> REQUIREMENTS:
Start at the top of the records and, please, print each line exactly through the line that contains "t = list(range(0, 97))", leaving out all pictures.
-- start of RECORDS FOR THE TASK --
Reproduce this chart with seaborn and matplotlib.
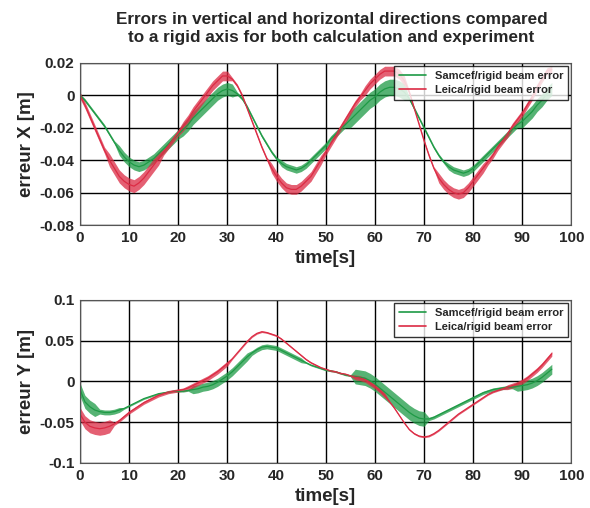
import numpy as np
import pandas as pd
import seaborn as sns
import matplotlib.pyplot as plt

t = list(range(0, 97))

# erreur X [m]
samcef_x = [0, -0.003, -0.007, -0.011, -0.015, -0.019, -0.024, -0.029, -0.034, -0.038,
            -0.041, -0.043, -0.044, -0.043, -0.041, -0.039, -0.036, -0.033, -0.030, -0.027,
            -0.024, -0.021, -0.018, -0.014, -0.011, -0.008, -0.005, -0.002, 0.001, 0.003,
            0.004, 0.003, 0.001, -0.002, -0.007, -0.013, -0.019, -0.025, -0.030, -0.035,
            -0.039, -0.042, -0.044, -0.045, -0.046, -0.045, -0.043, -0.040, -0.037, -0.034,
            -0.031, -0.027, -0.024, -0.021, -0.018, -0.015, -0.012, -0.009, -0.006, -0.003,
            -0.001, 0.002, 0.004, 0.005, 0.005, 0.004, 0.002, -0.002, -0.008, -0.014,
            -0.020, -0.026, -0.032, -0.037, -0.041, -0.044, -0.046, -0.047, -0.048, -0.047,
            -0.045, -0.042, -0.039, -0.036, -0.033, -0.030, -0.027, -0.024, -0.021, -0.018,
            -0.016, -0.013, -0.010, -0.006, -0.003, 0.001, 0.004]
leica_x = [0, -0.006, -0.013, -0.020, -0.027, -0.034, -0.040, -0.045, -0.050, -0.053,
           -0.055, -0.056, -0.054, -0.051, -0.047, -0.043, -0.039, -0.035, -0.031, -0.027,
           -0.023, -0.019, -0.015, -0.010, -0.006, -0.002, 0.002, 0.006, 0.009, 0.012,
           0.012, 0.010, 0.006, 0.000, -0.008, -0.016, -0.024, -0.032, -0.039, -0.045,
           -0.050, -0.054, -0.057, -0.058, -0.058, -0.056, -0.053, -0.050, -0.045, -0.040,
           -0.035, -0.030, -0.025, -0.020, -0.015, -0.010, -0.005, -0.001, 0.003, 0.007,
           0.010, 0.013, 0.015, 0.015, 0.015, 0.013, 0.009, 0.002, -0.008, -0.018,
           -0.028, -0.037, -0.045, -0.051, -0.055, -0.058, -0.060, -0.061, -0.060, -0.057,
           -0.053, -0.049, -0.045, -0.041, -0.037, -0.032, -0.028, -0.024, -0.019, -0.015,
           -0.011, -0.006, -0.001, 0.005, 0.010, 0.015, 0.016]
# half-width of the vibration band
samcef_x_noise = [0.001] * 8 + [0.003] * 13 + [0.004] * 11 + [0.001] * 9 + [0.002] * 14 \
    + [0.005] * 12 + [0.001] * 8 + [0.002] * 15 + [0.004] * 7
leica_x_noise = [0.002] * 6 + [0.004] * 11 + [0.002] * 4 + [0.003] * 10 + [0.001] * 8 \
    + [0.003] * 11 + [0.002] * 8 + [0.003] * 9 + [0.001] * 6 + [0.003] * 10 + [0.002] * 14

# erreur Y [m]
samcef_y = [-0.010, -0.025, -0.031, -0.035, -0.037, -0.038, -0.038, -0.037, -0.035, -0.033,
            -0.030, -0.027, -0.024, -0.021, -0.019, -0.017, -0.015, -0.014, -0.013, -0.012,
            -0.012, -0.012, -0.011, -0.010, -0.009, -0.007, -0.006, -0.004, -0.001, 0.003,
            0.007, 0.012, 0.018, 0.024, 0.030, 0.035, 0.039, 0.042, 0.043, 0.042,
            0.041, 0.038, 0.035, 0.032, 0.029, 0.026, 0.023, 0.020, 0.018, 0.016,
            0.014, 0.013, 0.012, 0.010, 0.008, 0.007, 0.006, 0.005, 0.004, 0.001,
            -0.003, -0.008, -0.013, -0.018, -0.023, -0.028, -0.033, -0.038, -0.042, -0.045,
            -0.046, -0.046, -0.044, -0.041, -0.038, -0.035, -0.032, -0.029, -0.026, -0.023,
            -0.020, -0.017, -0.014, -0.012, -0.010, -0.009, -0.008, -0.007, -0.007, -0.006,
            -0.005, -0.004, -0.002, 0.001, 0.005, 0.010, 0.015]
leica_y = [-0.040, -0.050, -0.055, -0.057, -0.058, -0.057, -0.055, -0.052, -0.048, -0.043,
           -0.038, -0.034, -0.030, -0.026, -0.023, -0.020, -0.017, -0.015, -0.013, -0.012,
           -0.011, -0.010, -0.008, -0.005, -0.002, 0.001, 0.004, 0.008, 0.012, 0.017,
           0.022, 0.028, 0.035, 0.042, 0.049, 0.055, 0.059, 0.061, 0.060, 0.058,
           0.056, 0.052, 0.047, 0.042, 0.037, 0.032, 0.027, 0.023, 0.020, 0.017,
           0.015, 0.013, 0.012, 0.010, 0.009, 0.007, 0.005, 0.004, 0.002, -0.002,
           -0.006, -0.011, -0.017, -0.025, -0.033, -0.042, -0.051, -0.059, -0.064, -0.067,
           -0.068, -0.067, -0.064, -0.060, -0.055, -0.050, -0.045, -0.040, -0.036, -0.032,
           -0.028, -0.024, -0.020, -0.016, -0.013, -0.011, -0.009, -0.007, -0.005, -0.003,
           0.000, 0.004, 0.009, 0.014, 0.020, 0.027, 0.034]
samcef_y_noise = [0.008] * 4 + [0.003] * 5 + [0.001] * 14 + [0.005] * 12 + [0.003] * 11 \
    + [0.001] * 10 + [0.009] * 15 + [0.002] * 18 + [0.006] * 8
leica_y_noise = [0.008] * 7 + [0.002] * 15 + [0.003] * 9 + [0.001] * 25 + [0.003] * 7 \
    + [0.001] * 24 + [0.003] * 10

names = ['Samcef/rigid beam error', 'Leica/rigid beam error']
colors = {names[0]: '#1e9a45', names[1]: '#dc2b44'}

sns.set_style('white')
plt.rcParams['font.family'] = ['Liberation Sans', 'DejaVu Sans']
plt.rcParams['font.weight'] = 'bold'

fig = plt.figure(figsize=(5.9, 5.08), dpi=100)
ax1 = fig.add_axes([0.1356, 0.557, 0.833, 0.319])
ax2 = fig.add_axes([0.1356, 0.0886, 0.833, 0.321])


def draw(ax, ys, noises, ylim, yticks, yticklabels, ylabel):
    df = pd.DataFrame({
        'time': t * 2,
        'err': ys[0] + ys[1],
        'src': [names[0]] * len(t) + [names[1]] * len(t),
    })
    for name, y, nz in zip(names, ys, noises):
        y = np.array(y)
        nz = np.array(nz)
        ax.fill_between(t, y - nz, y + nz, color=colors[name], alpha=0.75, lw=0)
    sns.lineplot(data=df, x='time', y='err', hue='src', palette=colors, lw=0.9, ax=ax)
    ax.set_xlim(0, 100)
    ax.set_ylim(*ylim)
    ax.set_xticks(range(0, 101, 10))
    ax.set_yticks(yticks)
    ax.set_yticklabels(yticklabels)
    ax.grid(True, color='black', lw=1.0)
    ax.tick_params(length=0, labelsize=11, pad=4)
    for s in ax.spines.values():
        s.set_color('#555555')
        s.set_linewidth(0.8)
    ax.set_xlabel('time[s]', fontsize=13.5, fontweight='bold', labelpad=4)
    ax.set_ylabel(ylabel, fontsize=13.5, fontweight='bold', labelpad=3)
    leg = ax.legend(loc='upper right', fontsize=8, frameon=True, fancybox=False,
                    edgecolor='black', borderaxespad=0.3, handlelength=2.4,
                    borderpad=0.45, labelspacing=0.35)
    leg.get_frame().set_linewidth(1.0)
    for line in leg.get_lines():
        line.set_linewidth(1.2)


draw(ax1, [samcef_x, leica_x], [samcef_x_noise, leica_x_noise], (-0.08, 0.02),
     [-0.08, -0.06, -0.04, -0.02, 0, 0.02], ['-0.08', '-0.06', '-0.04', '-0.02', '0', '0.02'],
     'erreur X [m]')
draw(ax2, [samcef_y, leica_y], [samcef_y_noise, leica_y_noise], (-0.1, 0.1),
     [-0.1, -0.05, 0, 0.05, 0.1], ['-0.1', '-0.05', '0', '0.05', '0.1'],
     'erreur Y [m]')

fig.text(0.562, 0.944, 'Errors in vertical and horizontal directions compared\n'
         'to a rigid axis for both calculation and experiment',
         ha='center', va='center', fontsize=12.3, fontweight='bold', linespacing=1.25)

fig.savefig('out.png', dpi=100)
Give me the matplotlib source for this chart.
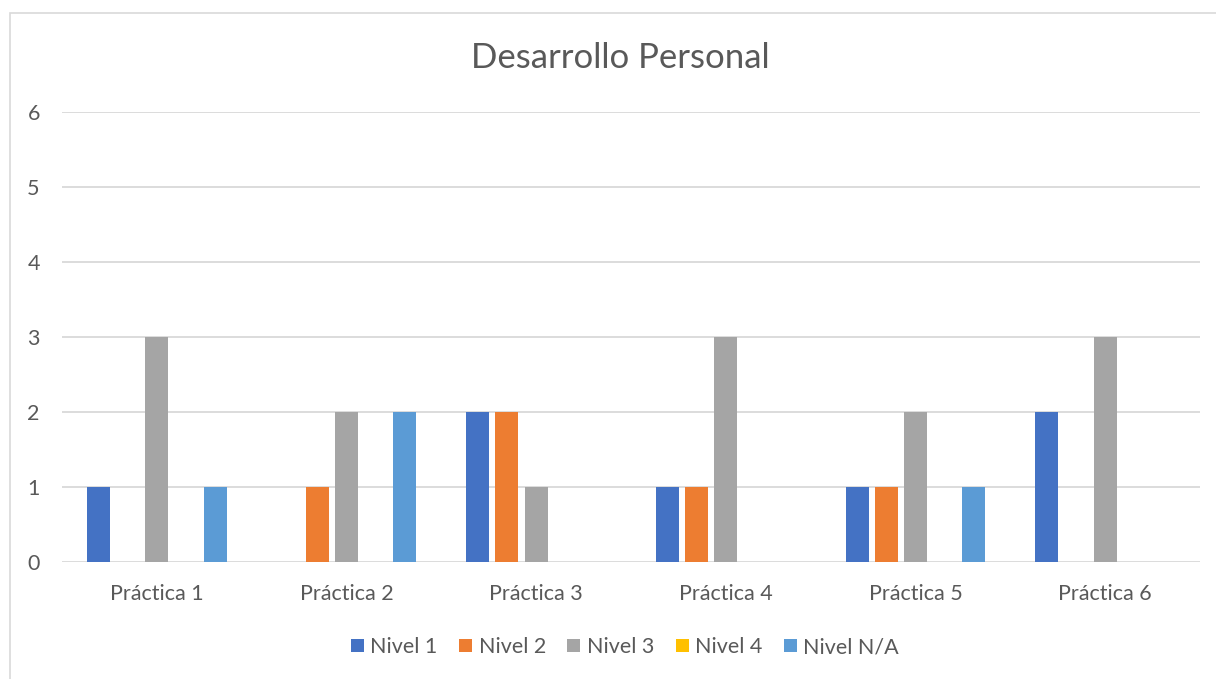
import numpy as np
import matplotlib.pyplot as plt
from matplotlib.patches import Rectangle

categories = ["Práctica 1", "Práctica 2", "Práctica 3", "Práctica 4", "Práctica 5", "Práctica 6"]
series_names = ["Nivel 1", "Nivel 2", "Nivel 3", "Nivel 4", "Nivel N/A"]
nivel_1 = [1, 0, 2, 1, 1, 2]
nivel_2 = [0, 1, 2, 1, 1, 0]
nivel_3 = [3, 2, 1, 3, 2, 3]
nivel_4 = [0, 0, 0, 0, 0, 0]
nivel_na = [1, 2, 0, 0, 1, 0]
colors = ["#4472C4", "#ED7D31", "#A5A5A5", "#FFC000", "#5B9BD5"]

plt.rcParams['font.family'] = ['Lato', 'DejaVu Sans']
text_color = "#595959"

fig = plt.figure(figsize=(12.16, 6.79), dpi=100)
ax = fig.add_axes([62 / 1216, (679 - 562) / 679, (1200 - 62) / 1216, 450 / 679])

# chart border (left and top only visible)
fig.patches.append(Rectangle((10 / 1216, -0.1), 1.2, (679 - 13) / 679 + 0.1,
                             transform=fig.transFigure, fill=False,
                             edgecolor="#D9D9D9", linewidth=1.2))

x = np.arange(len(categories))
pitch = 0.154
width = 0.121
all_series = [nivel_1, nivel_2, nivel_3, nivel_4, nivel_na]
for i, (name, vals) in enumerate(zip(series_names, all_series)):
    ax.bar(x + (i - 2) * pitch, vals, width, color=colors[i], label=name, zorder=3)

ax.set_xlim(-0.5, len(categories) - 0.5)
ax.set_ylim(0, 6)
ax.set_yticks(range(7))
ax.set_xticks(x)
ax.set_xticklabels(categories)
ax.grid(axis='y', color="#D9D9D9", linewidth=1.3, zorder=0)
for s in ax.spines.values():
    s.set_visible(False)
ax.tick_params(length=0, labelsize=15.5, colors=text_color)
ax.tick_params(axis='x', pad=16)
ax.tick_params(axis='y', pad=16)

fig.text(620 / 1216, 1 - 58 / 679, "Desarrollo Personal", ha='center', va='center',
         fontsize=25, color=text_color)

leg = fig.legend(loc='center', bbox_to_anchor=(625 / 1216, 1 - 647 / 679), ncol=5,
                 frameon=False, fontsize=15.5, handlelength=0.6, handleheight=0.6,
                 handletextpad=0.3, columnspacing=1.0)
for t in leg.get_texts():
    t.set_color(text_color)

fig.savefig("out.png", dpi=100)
-- end of RECORDS FOR THE TASK --
> COMPLETE ANSWER:
Reproduce this chart with seaborn and matplotlib.
import numpy as np
import pandas as pd
import seaborn as sns
import matplotlib.pyplot as plt

t = list(range(0, 97))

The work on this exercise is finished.